I'm going to go out on a limb now and suggest that the film should have ended here. At ninety minutes, it would have been content to have Bean riding out of town and never looking back. But the last half hour of The Life and Times of Judge Roy Bean is a superfluous anticlimax; it's little more than a needless catharsis for Bean to return and strike back. By this time, Gass has become an oil entrepreneur who has helped the town prosper in economy and civil rights; and despite his hiring of shady figures in his law enforcement, the town is certainly no worser off than it was under Bean's watch. Though I can sympathize for Bean's marshalls, who have been reduced to drunks with low-paying jobs ever since Bean's departure, I can't sympathize with Bean's decision to rally them together again and engage in a pointless gang war with Gass' law forces that ends with everything in town except for the Jersey Lily burned to the ground. Whether Bean and Gass die in the firefight is never explained. Another disappointment is the character of Bean's tomboyish, grown-up daughter Rose (Jacqueline Bisset), and although Bisset tries her hardest, she doesn't make much of an impression. One also needs to really listen to Gass' confrontational words that are supported by the townspeople: "We've stood for this long enough! Raze that place! We must be done with Beanism!" Well... he's right, isn't he?
And I don't really know what to make of the final scene in the film, either.
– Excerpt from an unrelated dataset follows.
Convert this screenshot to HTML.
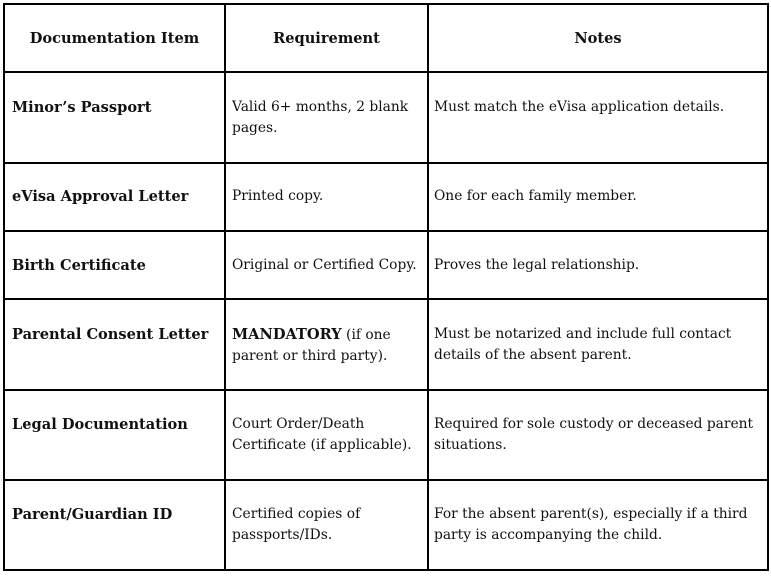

At last, Lily Langtry (played by Ava Gardner) has decided to come and visit the town--but by this time, the Judge and most of his companions are now deceased. Rose has gone off and married an aviator. The Jersey Lily has been turned into a museum. Miss Langtry inquires about some of the things Bean did in her honor during his lifetime--and we discover that she has just as sick of an idea of justice as Bean did we she deems Bean's barbaric murder of Snake River Rufus Kile as "most appropriate". Again, these scenes strike me as flat and unnecessary. However, Professor Lesley Brill makes a case in defense of these scenes in his 1997 book John Huston's Filmmaking: "Miss Langtry's immortality is directly connected to the Judge's worship, his faith has divined the goddess within her and brought it to full realization. Bean's own immortality thus resides not only in the perpetuation of his memory but in Lily Langtry's deification." Brill's eloquent reading into the film's ending scenes does make me want to reconsider this rather dubious cinematic conclusion.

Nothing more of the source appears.